>> begin

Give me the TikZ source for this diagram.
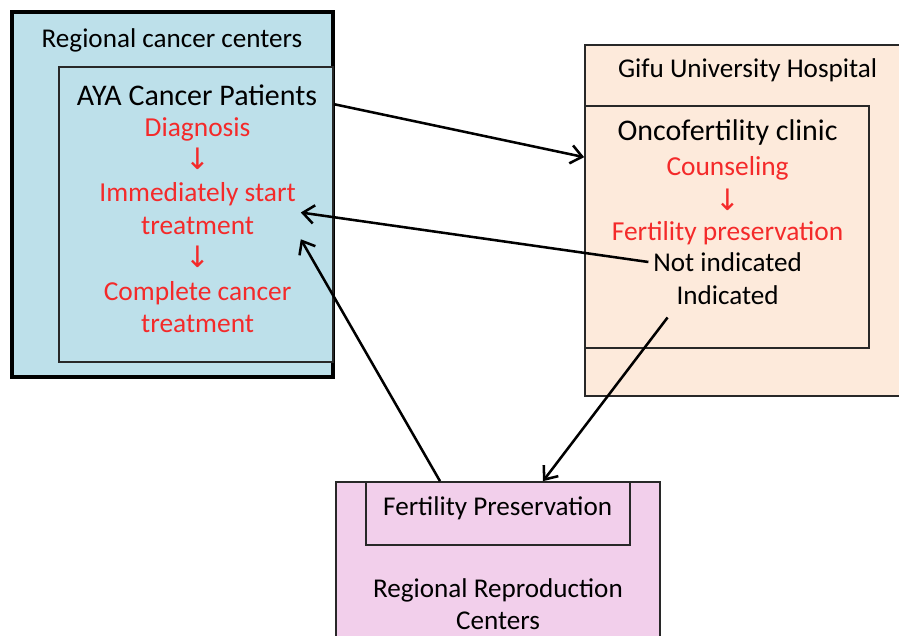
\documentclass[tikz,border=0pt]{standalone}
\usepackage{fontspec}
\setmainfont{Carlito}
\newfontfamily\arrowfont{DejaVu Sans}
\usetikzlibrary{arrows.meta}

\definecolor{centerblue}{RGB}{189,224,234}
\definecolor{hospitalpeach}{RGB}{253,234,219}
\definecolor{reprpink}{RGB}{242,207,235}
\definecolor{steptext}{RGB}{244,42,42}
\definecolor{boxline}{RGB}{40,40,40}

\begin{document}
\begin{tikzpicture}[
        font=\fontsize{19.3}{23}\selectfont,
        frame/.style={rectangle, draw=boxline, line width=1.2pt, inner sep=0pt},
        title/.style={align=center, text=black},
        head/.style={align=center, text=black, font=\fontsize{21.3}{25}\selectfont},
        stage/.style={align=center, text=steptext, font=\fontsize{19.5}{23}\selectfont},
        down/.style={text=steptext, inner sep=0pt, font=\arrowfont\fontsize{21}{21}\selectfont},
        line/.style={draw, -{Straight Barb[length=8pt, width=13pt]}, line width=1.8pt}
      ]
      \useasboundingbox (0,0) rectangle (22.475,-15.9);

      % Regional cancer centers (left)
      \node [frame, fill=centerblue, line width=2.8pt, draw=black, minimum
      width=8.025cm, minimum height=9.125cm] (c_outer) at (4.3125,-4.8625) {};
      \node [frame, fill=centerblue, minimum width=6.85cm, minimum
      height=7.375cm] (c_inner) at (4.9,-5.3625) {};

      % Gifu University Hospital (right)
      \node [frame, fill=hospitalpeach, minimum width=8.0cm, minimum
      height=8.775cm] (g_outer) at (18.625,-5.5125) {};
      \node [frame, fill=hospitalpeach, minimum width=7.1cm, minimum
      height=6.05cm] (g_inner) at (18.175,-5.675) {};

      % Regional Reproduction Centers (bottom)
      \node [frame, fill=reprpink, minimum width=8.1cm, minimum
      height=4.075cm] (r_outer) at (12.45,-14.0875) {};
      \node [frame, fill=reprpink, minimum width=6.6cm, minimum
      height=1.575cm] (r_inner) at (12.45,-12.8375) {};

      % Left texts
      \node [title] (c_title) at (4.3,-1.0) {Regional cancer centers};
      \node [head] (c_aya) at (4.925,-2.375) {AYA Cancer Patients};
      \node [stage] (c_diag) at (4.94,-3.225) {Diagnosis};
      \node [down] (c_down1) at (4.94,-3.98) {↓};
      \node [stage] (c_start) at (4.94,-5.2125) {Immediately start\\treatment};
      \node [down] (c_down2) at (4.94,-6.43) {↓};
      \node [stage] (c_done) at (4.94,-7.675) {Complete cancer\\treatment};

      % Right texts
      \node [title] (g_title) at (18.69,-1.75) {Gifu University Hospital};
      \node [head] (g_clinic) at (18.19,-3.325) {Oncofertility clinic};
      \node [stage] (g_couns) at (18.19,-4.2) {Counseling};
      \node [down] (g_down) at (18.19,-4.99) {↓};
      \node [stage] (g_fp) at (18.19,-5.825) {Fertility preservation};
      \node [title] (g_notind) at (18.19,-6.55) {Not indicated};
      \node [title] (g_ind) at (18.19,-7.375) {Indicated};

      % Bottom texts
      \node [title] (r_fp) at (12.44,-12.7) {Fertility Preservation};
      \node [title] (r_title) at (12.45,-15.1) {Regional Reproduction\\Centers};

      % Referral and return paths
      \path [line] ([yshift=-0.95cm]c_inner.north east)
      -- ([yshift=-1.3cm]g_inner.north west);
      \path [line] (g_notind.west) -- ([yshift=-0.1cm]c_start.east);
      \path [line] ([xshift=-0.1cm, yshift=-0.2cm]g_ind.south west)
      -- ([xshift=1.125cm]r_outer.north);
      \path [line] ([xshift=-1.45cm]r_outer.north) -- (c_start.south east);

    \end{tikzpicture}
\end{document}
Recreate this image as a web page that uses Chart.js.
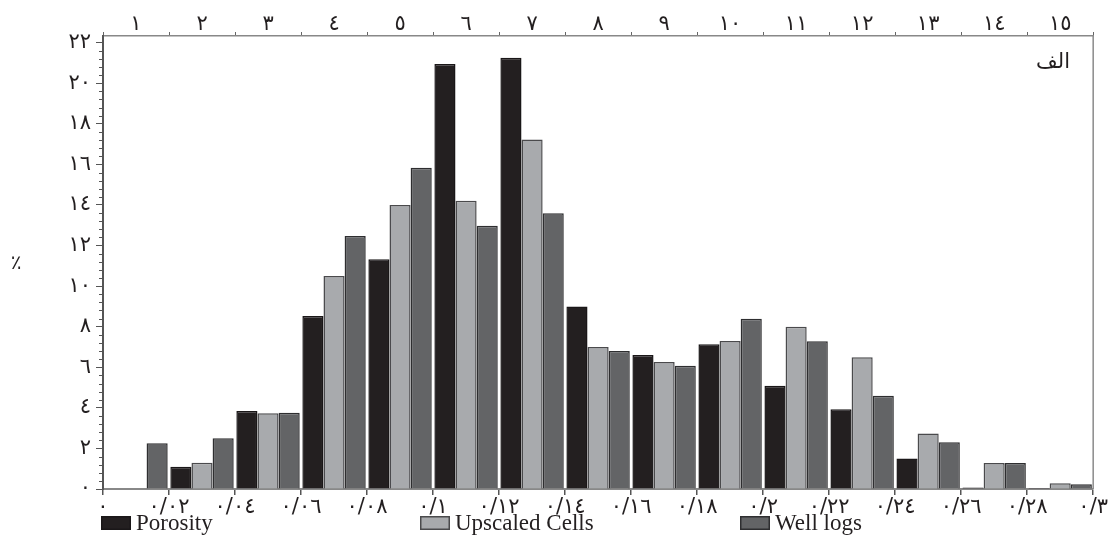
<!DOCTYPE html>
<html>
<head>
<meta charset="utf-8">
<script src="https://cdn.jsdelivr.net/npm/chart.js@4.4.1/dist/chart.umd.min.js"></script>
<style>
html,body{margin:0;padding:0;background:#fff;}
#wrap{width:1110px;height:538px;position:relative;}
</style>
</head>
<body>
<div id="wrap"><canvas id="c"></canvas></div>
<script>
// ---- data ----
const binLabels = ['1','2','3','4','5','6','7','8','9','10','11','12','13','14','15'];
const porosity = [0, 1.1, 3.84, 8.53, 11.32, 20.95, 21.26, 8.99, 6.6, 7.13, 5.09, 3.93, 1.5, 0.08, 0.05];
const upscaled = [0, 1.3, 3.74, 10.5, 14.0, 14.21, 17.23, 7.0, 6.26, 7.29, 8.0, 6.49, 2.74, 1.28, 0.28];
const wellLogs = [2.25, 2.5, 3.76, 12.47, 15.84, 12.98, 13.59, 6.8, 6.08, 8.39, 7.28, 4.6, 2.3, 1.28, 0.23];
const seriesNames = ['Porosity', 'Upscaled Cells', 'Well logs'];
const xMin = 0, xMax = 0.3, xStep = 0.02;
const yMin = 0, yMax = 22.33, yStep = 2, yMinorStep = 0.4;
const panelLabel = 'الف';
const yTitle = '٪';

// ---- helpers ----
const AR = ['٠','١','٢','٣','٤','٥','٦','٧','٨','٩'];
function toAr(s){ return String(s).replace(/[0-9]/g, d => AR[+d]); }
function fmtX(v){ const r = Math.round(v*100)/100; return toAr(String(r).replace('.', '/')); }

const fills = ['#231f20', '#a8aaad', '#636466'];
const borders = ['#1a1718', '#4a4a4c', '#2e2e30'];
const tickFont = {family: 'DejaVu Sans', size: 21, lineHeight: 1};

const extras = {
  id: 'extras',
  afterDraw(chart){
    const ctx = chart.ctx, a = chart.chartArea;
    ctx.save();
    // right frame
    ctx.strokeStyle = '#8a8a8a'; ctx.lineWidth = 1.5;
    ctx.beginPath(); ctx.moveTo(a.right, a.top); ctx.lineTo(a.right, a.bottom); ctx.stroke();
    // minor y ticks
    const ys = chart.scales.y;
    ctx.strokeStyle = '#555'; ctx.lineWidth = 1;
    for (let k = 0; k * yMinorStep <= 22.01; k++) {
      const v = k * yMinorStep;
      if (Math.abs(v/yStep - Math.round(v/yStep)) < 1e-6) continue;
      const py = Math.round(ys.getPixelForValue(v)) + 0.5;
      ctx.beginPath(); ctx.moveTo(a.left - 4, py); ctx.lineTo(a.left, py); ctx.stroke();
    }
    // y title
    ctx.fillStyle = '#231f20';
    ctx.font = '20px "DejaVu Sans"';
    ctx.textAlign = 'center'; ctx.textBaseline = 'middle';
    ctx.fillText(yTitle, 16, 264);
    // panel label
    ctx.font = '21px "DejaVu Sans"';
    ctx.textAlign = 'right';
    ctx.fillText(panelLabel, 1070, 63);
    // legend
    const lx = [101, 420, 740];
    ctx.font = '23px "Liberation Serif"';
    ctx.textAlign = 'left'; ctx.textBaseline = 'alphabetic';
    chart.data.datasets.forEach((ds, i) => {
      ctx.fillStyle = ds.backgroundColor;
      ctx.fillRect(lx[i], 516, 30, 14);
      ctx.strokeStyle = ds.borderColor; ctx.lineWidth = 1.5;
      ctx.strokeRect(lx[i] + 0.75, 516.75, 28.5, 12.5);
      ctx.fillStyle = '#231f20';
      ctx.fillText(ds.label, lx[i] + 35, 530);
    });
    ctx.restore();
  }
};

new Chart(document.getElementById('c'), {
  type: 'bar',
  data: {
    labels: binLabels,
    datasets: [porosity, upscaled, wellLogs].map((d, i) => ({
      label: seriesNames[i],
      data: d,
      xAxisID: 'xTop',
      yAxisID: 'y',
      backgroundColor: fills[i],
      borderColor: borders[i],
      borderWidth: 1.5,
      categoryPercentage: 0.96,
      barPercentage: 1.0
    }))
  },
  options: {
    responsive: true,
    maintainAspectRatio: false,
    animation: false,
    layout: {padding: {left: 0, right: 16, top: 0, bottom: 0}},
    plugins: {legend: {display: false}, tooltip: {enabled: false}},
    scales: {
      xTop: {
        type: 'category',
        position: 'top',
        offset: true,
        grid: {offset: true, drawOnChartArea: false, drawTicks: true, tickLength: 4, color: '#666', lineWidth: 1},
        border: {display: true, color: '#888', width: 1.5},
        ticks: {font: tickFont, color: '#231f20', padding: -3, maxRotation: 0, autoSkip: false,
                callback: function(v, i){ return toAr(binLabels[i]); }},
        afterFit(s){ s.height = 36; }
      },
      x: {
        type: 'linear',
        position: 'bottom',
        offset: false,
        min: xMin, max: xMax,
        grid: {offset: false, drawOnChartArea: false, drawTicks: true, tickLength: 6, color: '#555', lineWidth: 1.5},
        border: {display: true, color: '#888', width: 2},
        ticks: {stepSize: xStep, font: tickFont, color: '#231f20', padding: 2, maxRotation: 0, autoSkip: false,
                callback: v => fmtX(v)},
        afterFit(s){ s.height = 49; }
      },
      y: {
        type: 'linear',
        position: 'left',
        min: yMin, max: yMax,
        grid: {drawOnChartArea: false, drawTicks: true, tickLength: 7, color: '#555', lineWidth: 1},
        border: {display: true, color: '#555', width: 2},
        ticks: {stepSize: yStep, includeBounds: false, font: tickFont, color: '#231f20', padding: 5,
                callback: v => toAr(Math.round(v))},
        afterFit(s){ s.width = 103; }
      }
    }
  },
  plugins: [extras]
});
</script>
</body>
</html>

>> end

TASK DIRECTIONS:
Pull out every line of the records above that contains the word "this".

FINISHED EXERCISE:
Give me the TikZ source for this diagram.
Recreate this image as a web page that uses Chart.js.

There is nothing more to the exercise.